In March this year, Home Minister Datuk Seri Saifuddin Nasution Ismail told the Dewan Rakyat that 624 people were arrested under Sosma last year — with 195 offenders currently on trial for criminal conspiracy (147 people), human trafficking (47), and terrorism (two).

Meanwhile, in August, deputy minister in the Prime Minister’s Department (Law and Institutional Reform) Ramkarpal Singh said Putrajaya has no intention to repeal the controversial Act.

Instead, he said the government plans to introduce two amendments to the law, one of them being the issue of bail.

At present, Section 13 of Sosma only allows for bail if the offender facing a security offence is one who is below 18 years, a woman, sick or infirm person.

Introduced in 2012 as a replacement to the colonial-era Internal Security Act (ISA), the equally controversial preventive detention law retained its predecessor’s clause which allows for suspects of an investigation to be detained without trial for up to 28 days at a time.
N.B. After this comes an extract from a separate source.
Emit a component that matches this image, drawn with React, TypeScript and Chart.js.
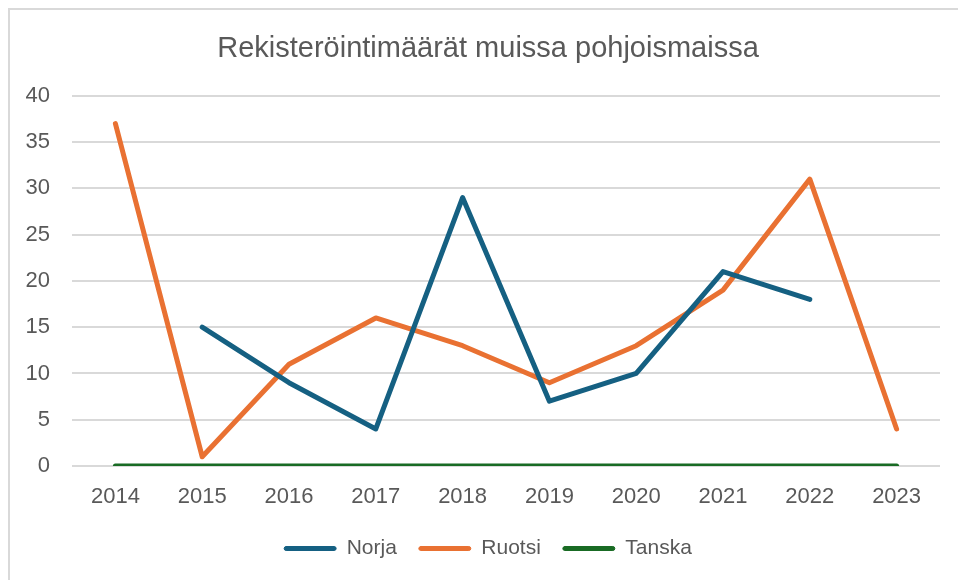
import React, { useEffect, useRef } from "react";
import { Chart, registerables } from "chart.js";

Chart.register(...registerables);

const categories = ["2014", "2015", "2016", "2017", "2018", "2019", "2020", "2021", "2022", "2023"];
const norja = [null, 15, 9, 4, 29, 7, 10, 21, 18, null];
const ruotsi = [37, 1, 11, 16, 13, 9, 13, 19, 31, 4];
const tanska = [0, 0, 0, 0, 0, 0, 0, 0, 0, 0];
const title = "Rekisteröintimäärät muissa pohjoismaissa";

const FONT = "'Liberation Sans', Arial, sans-serif";
const TEXT = "#595959";

export default function App() {
  const ref = useRef<HTMLCanvasElement>(null);
  useEffect(() => {
    const mk = (label: string, data: (number | null)[], color: string) => ({
      label,
      data,
      borderColor: color,
      backgroundColor: color,
      borderWidth: 5,
      pointRadius: 0,
      pointHoverRadius: 0,
      tension: 0,
      borderCapStyle: "round" as const,
      borderJoinStyle: "round" as const,
      spanGaps: false,
    });
    const unclip = {
      id: "unclipY",
      afterLayout(c: any) {
        if (c.scales.y) c.scales.y.left = 0;
      },
    };
    const chart = new Chart(ref.current!, {
      type: "line",
      data: {
        labels: categories,
        datasets: [
          mk("Norja", norja, "#156082"),
          mk("Ruotsi", ruotsi, "#E97132"),
          mk("Tanska", tanska, "#196B24"),
        ],
      },
      plugins: [unclip],
      options: {
        animation: false,
        responsive: false,
        maintainAspectRatio: false,
        layout: { padding: { top: 0, left: 26, right: 18, bottom: 11 } },
        plugins: {
          tooltip: { enabled: false },
          title: {
            display: true,
            text: title,
            color: TEXT,
            font: { family: FONT, size: 29, weight: "normal" },
            padding: { top: 22, bottom: 29 },
          },
          legend: {
            position: "bottom",
            labels: {
              color: TEXT,
              font: { family: FONT, size: 21 },
              boxWidth: 52,
              boxHeight: 4,
              padding: 22,
              useBorderRadius: true,
              borderRadius: 2,
              generateLabels: (c: any) => {
                const items = Chart.defaults.plugins.legend.labels.generateLabels(c);
                return items.map((it: any) => ({
                  ...it,
                  fillStyle: it.strokeStyle,
                  lineWidth: 1,
                  borderRadius: 2,
                }));
              },
            },
          },
        },
        scales: {
          x: {
            offset: true,
            grid: { display: false, drawTicks: false, offset: true },
            border: { display: false },
            ticks: { color: TEXT, font: { family: FONT, size: 22 }, padding: 18, maxRotation: 0 },
            afterFit: (s: any) => {
              s.height = 50;
            },
          },
          y: {
            min: 0,
            max: 40,
            grid: { color: "#d9d9d9", lineWidth: 2, drawTicks: false },
            border: { display: false },
            ticks: { stepSize: 5, color: TEXT, font: { family: FONT, size: 22 }, padding: 22 },
            afterFit: (s: any) => {
              s.width = 36;
            },
          },
        },
      },
    });
    return () => chart.destroy();
  }, []);
  return (
    <div style={{ position: "fixed", left: 0, top: 0, width: 958, height: 580, overflow: "hidden", background: "#fff" }}>
      <div
        style={{
          position: "absolute",
          left: 8,
          top: 8,
          width: 950,
          height: 572,
          borderLeft: "2px solid #d9d9d9",
          borderTop: "2px solid #d9d9d9",
          background: "#fff",
          boxSizing: "border-box",
        }}
      >
        <canvas ref={ref} width={948} height={570} style={{ display: "block" }} />
      </div>
    </div>
  );
}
Hamzah had last year defended the retention of Sosma, saying “the law allows the court process to take place,” which led to much criticism from political figures and rights groups over the country’s stance on the protection of human rights.

His stance has put him in conflict with some allies in Pakatan Harapan as well as civil society groups that have pointed out the apparent hypocrisy in defending the preventive detention law that the coalition previously rejected when it was in Opposition.

Saifuddin Nasution’s predecessor, Datuk Seri Hamzah Zainudin had in March 2022 said parties who do not agree with Sosma are those who want to make room for criminals and terrorists to dominate the country.

Hamzah had then too defended the government’s stance of retaining Sosma with further amendments to extend enforcement of the 28-day detention period, noting that the law is still relevant and crucial to ensuring public order and national security.